Just who has made bold to forecast the course of this conceptual rate of interest (you can’t see it and you can’t trade it), Clarida didn’t say. But he did warn of the consequences of its collision with the so-called zero bound.

At zero percent, he said, the Fed would be hard-pressed to ensure that the inflation rate stays put in the neighborhood of 2%. That you can’t have no inflation, the vice chairman takes as a revealed truth.

Creditors, and any who lived through the Great Inflation of the late 1960s through the early 1980s, might disagree. They might prefer an inflation rate of nil.

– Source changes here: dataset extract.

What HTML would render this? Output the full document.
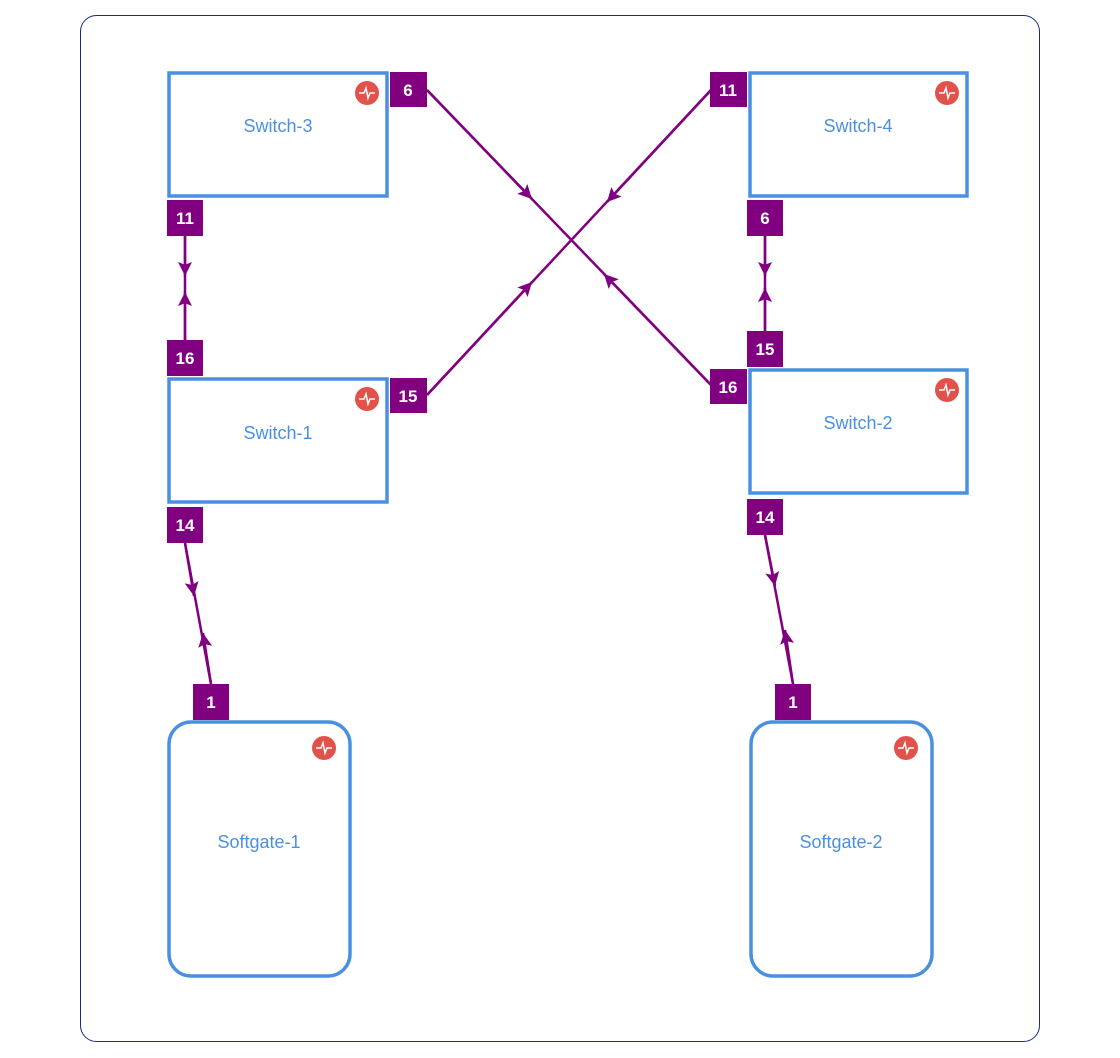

William McChesney Martin, the longest-serving Fed chairman, said in August 1955, “We can never recapture the purchasing power of the dollar that has been lost.” Martin, who, in the Great Depression, witnessed an actual, virulent deflation, was nonetheless adamant that defending the integrity of the currency was job No. 1.

Whether the policies of the current Fed, led by Jerome Powell, are well or poorly advised is, to a degree, a matter of opinion. But the value proposition confronting today’s bondholders is a question of fact. At a 2% rate of inflation, the real, after-tax return on a 2.68%-yielding 10-year Treasury note is hardly enough for the tip jar.

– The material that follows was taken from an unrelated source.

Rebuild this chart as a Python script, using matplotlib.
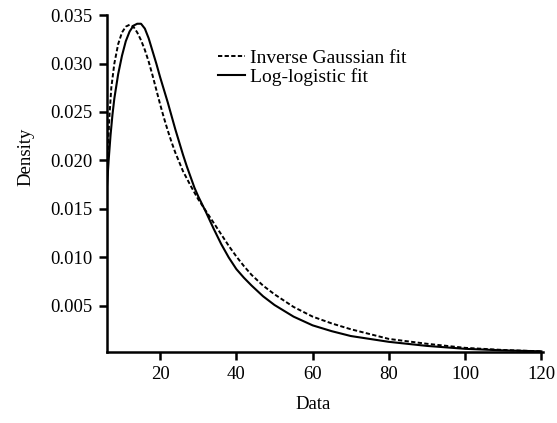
import matplotlib
matplotlib.use("Agg")
import matplotlib.pyplot as plt

# values
ig_x = [6.0, 6.3, 6.7, 7.2, 8.0, 9.0, 10.0, 11.0, 12.0, 13.0, 14.0, 15.0, 16.0,
        17.0, 18.0, 19.0, 20.0, 21.0, 22.0, 23.0, 24.0, 26.0, 28.0, 30.0, 32.0,
        34.0, 36.0, 38.0, 40.0, 42.0, 44.0, 47.0, 50.0, 55.0, 60.0, 65.0, 70.0,
        75.0, 80.0, 90.0, 100.0, 110.0, 120.0]
ig_y = [0.0170, 0.0210, 0.0245, 0.0275, 0.0300, 0.0320, 0.0332, 0.0338, 0.0340,
        0.0338, 0.0332, 0.0324, 0.0314, 0.0302, 0.0288, 0.0273, 0.0258, 0.0244,
        0.0231, 0.0219, 0.0208, 0.0189, 0.0174, 0.0160, 0.0148, 0.0136, 0.0124,
        0.0112, 0.0101, 0.0091, 0.0082, 0.0071, 0.0062, 0.0049, 0.0039, 0.0032,
        0.0026, 0.0021, 0.0016, 0.0011, 0.00068, 0.00046, 0.00032]

ll_x = [6.0, 6.5, 7.0, 7.5, 8.0, 9.0, 10.0, 11.0, 12.0, 13.0, 14.0, 15.0, 16.0,
        17.0, 18.0, 19.0, 20.0, 21.0, 22.0, 23.0, 24.0, 25.0, 26.0, 27.0, 28.0,
        29.0, 30.0, 31.0, 32.0, 34.0, 36.0, 38.0, 40.0, 42.0, 44.0, 47.0, 50.0,
        55.0, 60.0, 65.0, 70.0, 75.0, 80.0, 90.0, 100.0, 110.0, 120.0]
ll_y = [0.0169, 0.0200, 0.0226, 0.0247, 0.0264, 0.0289, 0.0308, 0.0323, 0.0333,
        0.0339, 0.0341, 0.0341, 0.0336, 0.0326, 0.0313, 0.0300, 0.0286, 0.0273,
        0.0260, 0.0246, 0.0232, 0.0219, 0.0206, 0.0194, 0.0183, 0.0172, 0.0163,
        0.0155, 0.0147, 0.0130, 0.0114, 0.0100, 0.0088, 0.0079, 0.0071, 0.0060,
        0.0051, 0.0039, 0.0030, 0.0024, 0.0019, 0.0016, 0.0013, 0.00088,
        0.00058, 0.00042, 0.00032]

x_ticks = [20, 40, 60, 80, 100, 120]
y_ticks = [0.005, 0.010, 0.015, 0.020, 0.025, 0.030, 0.035]

plt.rcParams['font.family'] = ['Liberation Serif', 'DejaVu Serif']
plt.rcParams['font.size'] = 13.5

fig = plt.figure(figsize=(5.57, 4.23), dpi=100)
ax = fig.add_axes([0.1916, 0.1678, 0.7838, 0.7967])

ax.plot(ig_x, ig_y, color="black", lw=1.4, linestyle=(0, (2.2, 1.2)), label="Inverse Gaussian fit")
ax.plot(ll_x, ll_y, color="black", lw=1.5, label="Log-logistic fit")

ax.set_xlim(6.0, 120.5)
ax.set_ylim(0.00025, 0.035)
ax.set_xticks(x_ticks)
ax.set_xticklabels([str(t) for t in x_ticks])
ax.set_yticks(y_ticks)
ax.set_yticklabels(["%.3f" % t for t in y_ticks])

for s in ["top", "right"]:
    ax.spines[s].set_visible(False)
for s in ["left", "bottom"]:
    ax.spines[s].set_linewidth(1.8)
ax.tick_params(width=1.8, length=6, direction="out", pad=4)

ax.set_xlabel("Data")
ax.set_ylabel("Density")
ax.xaxis.set_label_coords(0.4725, -0.13)
ax.yaxis.set_label_coords(-0.166, 0.58)

ax.legend(loc="upper left", bbox_to_anchor=(0.255, 0.898), frameon=False, fontsize=14,
          handlelength=1.4, handletextpad=0.26, labelspacing=0.05,
          borderpad=0, borderaxespad=0)

fig.savefig("out.png", dpi=100)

Nor are the monetary-policy options now under discussion calculated to improve the lender’s odds. Batting around big ideas, the policy makers are weighing the advisability of seeking to deliver a 2%-plus rate of inflation over the course of the business cycle. Shortfalls from the target in recession would be neutralized by overshoots during the subsequent expansion. “Persistent inflation shortfalls carry the risk that longer-term inflation expectations become poorly anchored or become anchored below the stated inflation goal,” Clarida tried to explain.

Yet the term “persistent inflation shortfalls” from that 2% target exactly describes the postcrisis record of Fed policy making. Still not doubting their ability to control events, the mandarins keep searching for a bigger bag of tricks.

Clarida broached the idea of establishing a “temporary ceiling for Treasury yields at longer maturities by standing ready to purchase them at a preannounced floor price.” It was, in fact, how the Fed operated during World War II. Listening to the economist talk about emergency measures, it’s easy to forget that the nation is no longer fighting a two-ocean war.

This column would opine that artificially low interest rates never fail to store up trouble—facilitating leverage, they promote not growth, but larger balance sheets. It would opine, further, that the central bank is playing with fire by actively seeking to depreciate the dollar, a currency that, whatever its current lofty status in the world, is a piece of paper of no defined value. And it is our opinion that the Federal Reserve should at least consider the appealing course of letting the market alone.

As for the absence of anything resembling a margin of safety in vast portions of today’s fixed-income markets, it’s no opinion, but a most worrisome fact.

https://www.barrons.com/articles/factors-are-coming-to-fixed-income-etfs-51551443400
3   AD   2019 Mar 3, 1:09pm  

Kakistocracy says
I would note that reserves have already declined appreciably from their peak, falling by $1.2 trillion to a current level of around $1.6 trillion.


So the peak was $2.8 trillion, now is $1.6 trillion of US debt on the Federal Reserve's balance sheet.

Considering that $1.2 trillion was unloaded by the Fed, maybe the effect is not so bad. However, consider the S&P 500 has been moving sideways since about November 2017. It also moved sideways for about a year going into the great recession of 2008/2009.